New York State Legislature
- Territorial extent: New York (state)
- Enacted by: New York State Legislature
- Enacted: 1787

= New York Bill of Rights =

The New York Bill of Rights is a constitutional bill of rights first enacted in 1787 as a statute, and then as part of the state's constitution in 1881 in the U.S. state of New York. Today, the New York Bill of Rights can be found in Article I of the New York State Constitution and offers broader protections than the federal Bill of Rights.

== Background and history ==

=== English influences and Colonial New York ===
The New York Bill of Rights were influenced by its English predecessors such as Magna Carta, the Petition of Right, the Declaration of Right of 1689, and the 1689 Bill of Rights.

Prior to 1776, colonial New Yorkers attempted to pass legislation that asserted their fundamental rights. In 1683, New York's first popular assembly adopted a "Charter of Libertyes and Priviledges," and in 1691, the assembly adopted a similar Act that declared “the Rights and Priviledges of Their Majestyes Subjects Inhabiting within Their Province of New York." However, both colonial legislations were vetoed by the crown.

=== Post-1776 and the New York Constitution ===
In August 1776, shortly after the ratification of the United States Declaration of Independence on July 4, 1776, the Convention of the Representatives of the State of New York designated a committee to draft a state constitution and bill of rights. The first New York State Constitution adopted by the Convention in April 1777 did not contain a separate bill of rights. Instead, it contained several clauses guaranteeing basic rights such as: all power deriving from the people, male suffrage based on residency, the right to counsel in both criminal and civil trials, freedom of religion, abolition of religious establishments, and the guarantee of due process.

=== 1787: The Statutory Bill of Rights ===
On January 13, 1787, Samuel Jones, a member of the New York Assembly, introduced a bill entitled, "An act concerning the rights of the citizens of this State," which passed both the Assembly and Senate, and became law on January 26, 1787. This Act had thirteen paragraphs that enumerated certain rights derived from the New York State Constitution, Magna Carta, Petition of Right, 1689 Bill of Rights, and the U.S. Bill of Rights.

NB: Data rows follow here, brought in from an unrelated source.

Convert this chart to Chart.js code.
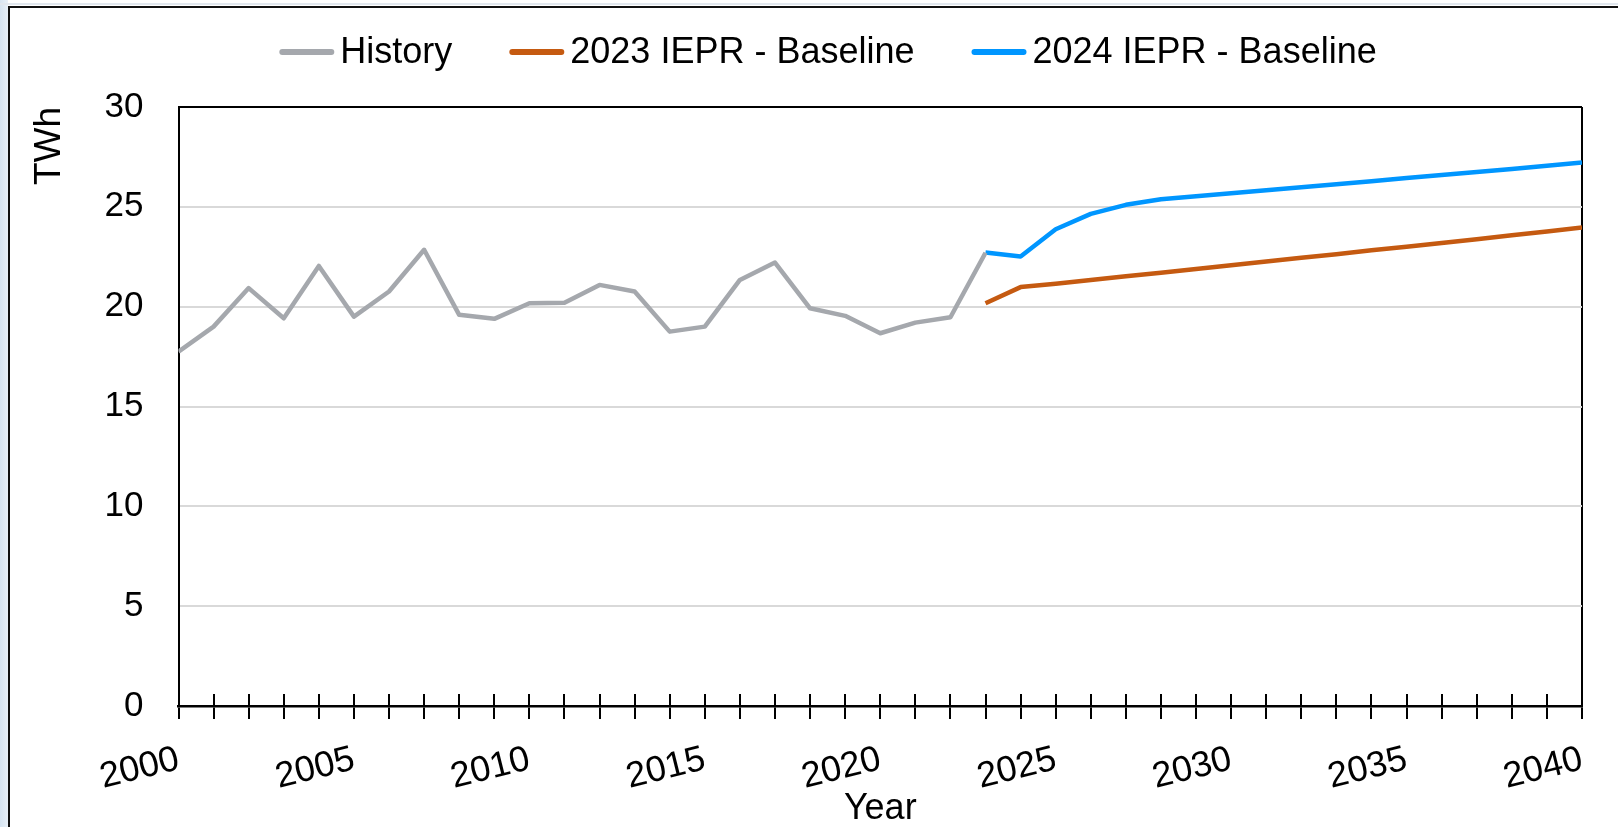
<!DOCTYPE html>
<html><head><meta charset="utf-8">
<script src="https://cdn.jsdelivr.net/npm/chart.js@4/dist/chart.umd.min.js"></script>
<style>
html,body{margin:0;padding:0;background:#fff;}
#wrap{position:relative;width:1618px;height:827px;overflow:hidden;background:#fff;}
#strip{position:absolute;left:0;top:0;width:8px;height:827px;background:linear-gradient(to right,#d6e4f1,#e8f0f8);}
#topline{position:absolute;left:0;top:3px;width:1618px;height:2px;background:#e1e7ee;}
#frame{position:absolute;left:8px;top:6px;width:1700px;height:1000px;border-left:2px solid #111;border-top:2px solid #111;box-sizing:border-box;background:#fff;}
canvas{position:absolute;left:0;top:0;}
</style></head><body>
<div id="wrap"><div id="strip"></div><div id="topline"></div><div id="frame"></div><canvas id="c" width="1618" height="827"></canvas></div>
<script>
// ---- data ----
const historyYears = [2000,2001,2002,2003,2004,2005,2006,2007,2008,2009,2010,2011,2012,2013,2014,2015,2016,2017,2018,2019,2020,2021,2022,2023];
const historyValues = [17.75,19.0,20.93,19.42,22.04,19.5,20.76,22.85,19.59,19.39,20.17,20.2,21.09,20.76,18.75,19.0,21.34,22.21,19.92,19.54,18.67,19.2,19.47,22.7];
const forecastYears = [2023,2024,2025,2026,2027,2028,2029,2030,2031,2032,2033,2034,2035,2036,2037,2038,2039,2040];
const iepr2023Values = [20.17,20.98,21.15,21.33,21.52,21.7,21.89,22.07,22.26,22.45,22.63,22.82,23.0,23.19,23.38,23.58,23.77,23.96];
const iepr2024Values = [22.71,22.51,23.88,24.65,25.1,25.38,25.53,25.68,25.83,25.98,26.13,26.28,26.44,26.6,26.75,26.9,27.06,27.22];
const seriesLabels = ['History','2023 IEPR - Baseline','2024 IEPR - Baseline'];
const yTicks = [0,5,10,15,20,25,30];
const xLabelStep = 5;

const FONT = '"Liberation Sans", Arial, Helvetica, sans-serif';
const toPts = (xs, ys) => xs.map((x,i)=>({x, y: ys[i]}));

const legendPlugin = {
  id: 'customLegend',
  afterDraw(chart){
    const ctx = chart.ctx;
    ctx.save();
    ctx.font = '36px ' + FONT;
    const items = chart.data.datasets.map(d=>({label:d.label, color:d.borderColor, w:ctx.measureText(d.label).width}));
    const lineLen = 55, gapLine = 6, gapItem = 57, centerX = 828, lineY = 52, textY = 63;
    const total = items.reduce((s,it)=>s+lineLen+gapLine+it.w,0) + gapItem*(items.length-1);
    let x = centerX - total/2;
    items.forEach(it=>{
      ctx.strokeStyle = it.color; ctx.lineWidth = 6; ctx.lineCap = 'round';
      ctx.beginPath(); ctx.moveTo(x+3, lineY); ctx.lineTo(x+lineLen-3, lineY); ctx.stroke();
      ctx.fillStyle = '#000'; ctx.textAlign='left'; ctx.textBaseline='alphabetic';
      ctx.fillText(it.label, x+lineLen+gapLine, textY);
      x += lineLen + gapLine + it.w + gapItem;
    });
    ctx.restore();
  }
};

const innerTicks = {
  id: 'innerTicks',
  afterDatasetsDraw(chart){
    const xs = chart.scales.x, ctx = chart.ctx;
    ctx.save(); ctx.strokeStyle='#000'; ctx.lineWidth=2;
    xs.ticks.forEach(t=>{
      const px = Math.round(xs.getPixelForValue(t.value));
      ctx.beginPath(); ctx.moveTo(px, xs.top-12); ctx.lineTo(px, xs.top); ctx.stroke();
    });
    ctx.restore();
  }
};

new Chart(document.getElementById('c'), {
  type: 'line',
  data: {
    datasets: [
      {label: seriesLabels[0], data: toPts(historyYears, historyValues), borderColor:'#A5A8AD', backgroundColor:'#A5A8AD'},
      {label: seriesLabels[1], data: toPts(forecastYears, iepr2023Values), borderColor:'#C55A11', backgroundColor:'#C55A11'},
      {label: seriesLabels[2], data: toPts(forecastYears, iepr2024Values), borderColor:'#0096FF', backgroundColor:'#0096FF'}
    ]
  },
  options: {
    responsive:false, animation:false, devicePixelRatio:1,
    layout:{padding:{left:0,right:36,top:107,bottom:0}},
    elements:{line:{borderWidth:4.5, tension:0, borderJoinStyle:'round', borderCapStyle:'butt'}, point:{radius:0}},
    plugins:{legend:{display:false}, tooltip:{enabled:false}},
    scales:{
      x:{
        type:'linear', min:2000, max:2040,
        ticks:{stepSize:1, autoSkip:false, minRotation:14, maxRotation:14, padding:19, color:'#000',
          font:{family:FONT,size:36},
          callback:(v)=> v % xLabelStep === 0 ? String(v) : ''},
        grid:{drawOnChartArea:true, drawTicks:true, tickLength:13, tickWidth:2, tickColor:'#000',
          color:(c)=> c.tick && c.tick.value===2040 ? '#000' : 'rgba(0,0,0,0)', lineWidth:2},
        border:{display:true, color:'#000', width:2.5},
        title:{display:true, text:'Year', color:'#000', font:{family:FONT,size:36}, padding:{top:0,bottom:-4}},
        afterFit:(s)=>{ s.height = 121; s.paddingLeft=0; s.paddingRight=0; }
      },
      y:{
        min:0, max:30,
        afterBuildTicks:(s)=>{ s.ticks = yTicks.map(v=>({value:v})); },
        ticks:{padding:35, color:'#000', font:{family:FONT,size:35}},
        grid:{drawTicks:false, lineWidth:2,
          color:(c)=> c.tick.value===30 ? '#000' : (c.tick.value===0 ? 'rgba(0,0,0,0)' : '#D9D9D9')},
        border:{display:true, color:'#000', width:2},
        title:{display:true, text:'TWh', align:'end', color:'#000', font:{family:FONT,size:37}, padding:{top:28,bottom:0}},
        afterFit:(s)=>{ s.width = 178.5; s.paddingTop=0; s.paddingBottom=0; }
      }
    }
  },
  plugins:[legendPlugin, innerTicks]
});
</script>
</body></html>
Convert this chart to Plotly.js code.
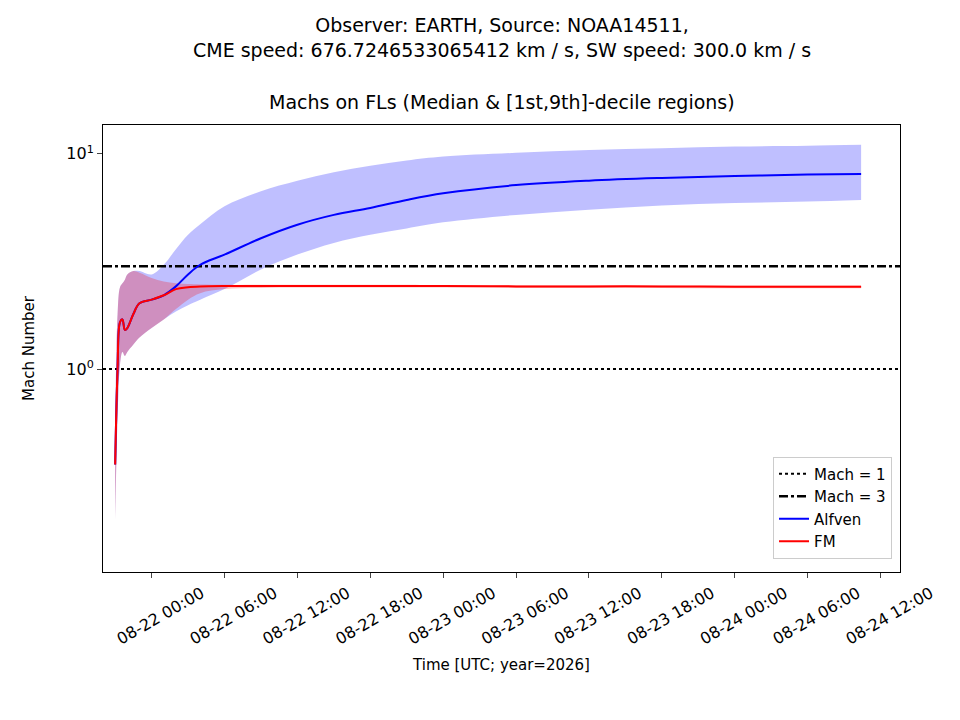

These rights included: all power deriving from the people, due process, reasonable fines and fines with good cause, prohibition of excessive bail or fines and cruel or unusual punishment, free elections, right to petition, freedom of speech and debate, and no taxation or military service without legislative authority.

=== 1821–today: The Constitutional Bill of Rights ===
The State's Constitutional Convention of 1821 added the Bill of Rights to the state's constitution for the first time in Article VII of the 1821 Constitution. The first constitutional New York Bill of Rights had 14 clauses. In 1846, New York had another constitutional convention where it relocated the Bill of Rights to the first article of the state's constitution, and added 2 new clauses: prohibiting cruel and unusual punishment and recognizing citizens' rights to assemble and petition the legislature. The 1894 Constitution would add other clauses pertaining to eminent domain, lotteries, and wrongful death actions. Several revisions happened to the New York Bill of Rights in the 20th Century that produced today's Bill of Rights.

== The current Bill of Rights ==
Today, the New York Bill of Rights is found in Article I of the New York Constitution and has 19 clauses. The New York Bill of Rights includes: the right to a jury trial, freedom of religion, prohibition of excessive fines and cruel punishment, protections against eminent domain, freedom of speech and press, right to assemble and petition, guarantee of equal protection under the law and prohibition against discrimination, and protections against unjust searches and seizures. Notably, the New York Bill of Rights guarantees environmental rights, which provides that "[e]ach person shall have a right to clean air and water, and a healthful environment." This right was added to the state's Bill of Rights by the vote of the people of New York on November 2, 2021. On November 5, 2024, the New York electorate approved an equal rights amendment expressly inclusive of LGBT and disabled individuals, along with reproductive autonomy and pregnancy outcomes.